Человек, внимательно читающий Канта и Гегеля, быть может, возмущается просмотром фильмов таких режиссёров, как Тарковский. А кто не любит читать Канта с Гегелем, или вообще читать не любит, тот тоже не в восторге. Ясности мало, акценты не расставлены, что делать и куда бежать — не сказано. К тому же посмеяться не над чем, и плоти голой совсем не видно. Главные лица как-то всё говорят, говорят, рефлексируют на слова о морали, о вечности. Все страдают, хотя и сыты, и одеты. А между тем вода всё время то журчит, то капает. К чему бы это? И никто никому в челюсть кулаком не бьёт. Форменное пренебрежение вкусами публики. Сны, говорите? Вот если бы мои сны экранизировать, или сны Фёдора Карамазова, то, я вас уверяю, кассовый сбор был бы — не чета иным картинам.

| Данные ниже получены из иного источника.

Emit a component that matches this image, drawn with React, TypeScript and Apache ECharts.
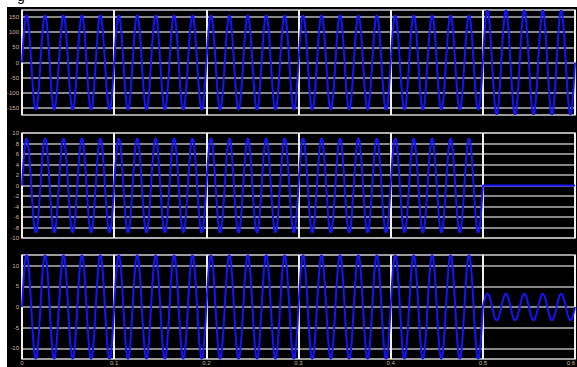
import { useEffect, useRef } from "react";
import * as echarts from "echarts";

// Signal parameters
const frequencyHz = 50;
const sampleStep = 0.0004;
const segmentStarts = [0, 0.5];
const segmentEnds = [0.5, 0.6];
const panel1Amplitudes = [156, 172];
const panel2Amplitudes = [9, 0];
const panel3Amplitudes = [12.6, 3.2];

// Axis ticks
const xTicks = [0, 0.1, 0.2, 0.3, 0.4, 0.5, 0.6];
const panel1Ticks = [-150, -100, -50, 0, 50, 100, 150];
const panel2Ticks = [-10, -8, -6, -4, -2, 0, 2, 4, 6, 8, 10];
const panel3Ticks = [-10, -5, 0, 5, 10];
const panel1Range = [-173, 173];
const panel2Range = [-10, 10];
const panel3Range = [-12.6, 12.6];

function buildSignal(amps: number[]): number[][] {
  const out: number[][] = [];
  for (let s = 0; s < segmentStarts.length; s++) {
    const n = Math.round((segmentEnds[s] - segmentStarts[s]) / sampleStep);
    for (let i = s === 0 ? 0 : 1; i <= n; i++) {
      const t = segmentStarts[s] + i * sampleStep;
      out.push([t, amps[s] * Math.sin(2 * Math.PI * frequencyHz * t)]);
    }
  }
  return out;
}

export default function App() {
  const ref = useRef<HTMLDivElement>(null);
  useEffect(() => {
    if (!ref.current) return;
    const chart = echarts.init(ref.current, null, { renderer: "svg" });
    const labelColor = "#cdb995";
    const tops = [3, 126, 248];
    const heights = [105, 105, 104];
    const ranges = [panel1Range, panel2Range, panel3Range];
    const ticks = [panel1Ticks, panel2Ticks, panel3Ticks];
    const amps = [panel1Amplitudes, panel2Amplitudes, panel3Amplitudes];
    chart.setOption({
      animation: false,
      backgroundColor: "#000",
      grid: tops.map((t, i) => ({
        left: 15,
        width: 553,
        top: t,
        height: heights[i],
        show: true,
        containLabel: false,
        outerBoundsMode: "none",
        backgroundColor: "#000",
        borderColor: "#cfcfcf",
        borderWidth: 1.5,
      })),
      xAxis: tops.map((_, i) => ({
        type: "value",
        gridIndex: i,
        min: xTicks[0],
        max: xTicks[xTicks.length - 1],
        interval: 0.1,
        axisLine: { show: false },
        axisTick: { show: false },
        axisLabel: {
          show: i === 2,
          color: labelColor,
          fontSize: 6,
          margin: 1,
          alignMaxLabel: "right",
          formatter: (v: number) => String(+v.toFixed(1)),
        },
        splitLine: { show: true, lineStyle: { color: "#f0f0f0", width: 2 } },
      })),
      yAxis: tops.map((_, i) => ({
        type: "value",
        gridIndex: i,
        min: ranges[i][0],
        max: ranges[i][1],
        axisLine: { show: false },
        axisTick: { show: false, customValues: ticks[i] },
        axisLabel: {
          color: labelColor,
          fontSize: 6,
          margin: 3,
          customValues: ticks[i],
        },
        splitLine: { show: true, lineStyle: { color: "#b4b4b4", width: 1.5 } },
      })),
      series: tops.map((_, i) => ({
        type: "line",
        xAxisIndex: i,
        yAxisIndex: i,
        showSymbol: false,
        clip: true,
        lineStyle: { color: "#1414ff", width: 2 },
        data: buildSignal(amps[i]),
      })),
    });
    return () => chart.dispose();
  }, []);
  return (
    <div
      style={{
        position: "absolute",
        left: 0,
        top: 0,
        width: 577,
        height: 367,
        background: "#fff",
        overflow: "hidden",
      }}
    >
      <span
        style={{
          position: "absolute",
          left: 17,
          top: -12,
          fontSize: 14,
          lineHeight: "16px",
          fontFamily: "Liberation Sans, Arial, sans-serif",
          color: "#000",
        }}
      >
        g
      </span>
      <div
        ref={ref}
        style={{ position: "absolute", left: 7, top: 7, width: 570, height: 360 }}
      />
    </div>
  );
}
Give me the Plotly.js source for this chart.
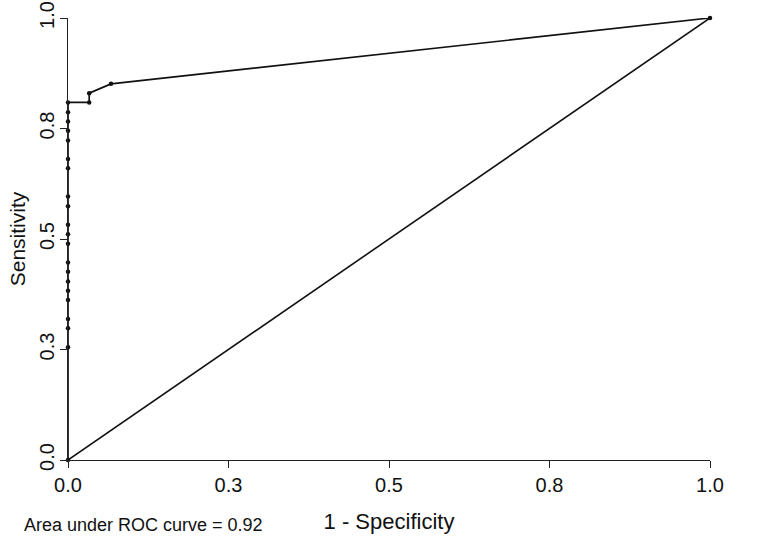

Сны вообще бывают очень разные.
Ипполиту в «Идиоте» большое насекомое привиделось во сне. Оно под стулом сидело, и его собака боялась. А в доме у Рогожина князь, на картину Гольбейна глядя, тоже про большого тарантула рассуждал. Что, говорит, если весь смысл жизни и есть большой страшный тарантул, на который современная наука указывает и говорит: «Поклонитесь ему. Это ваш господин».
Ещё люди плачут во сне. Проснёшься в слезах, и подушка мокрая, а что видел — не помнишь. Хорошему человеку должно что-нибудь хорошее сниться: как мама молодая смеётся, как конь яблоки ест, как солнце на вымытом окне играет.
Почему у Тарковского в снах нет ничего стыдного и ужасающего? Уж не святой ли он?
Да нет, не святой. Он, как и все, — грешный. Просто его кинематографические сны — это не проявление фрейдовского бессознательного; они умны и рукотворны. Они — плод того искусства, о котором Бергман сказал, что оно наиболее трудоёмкое и наиболее податливое. Там, в этих сценических снах, есть нестрашные обломки ненужной цивилизации, вода и музыка. В пространстве этих снов человек, летает ли, бежит ли, — ищет себя самого, того хорошего и неиспорченного, который просыпался в детстве и говорил взрослым: «А я летал во сне!» А взрослые улыбались ему и, ероша детскую шевелюру, говорили: «Это ты растёшь».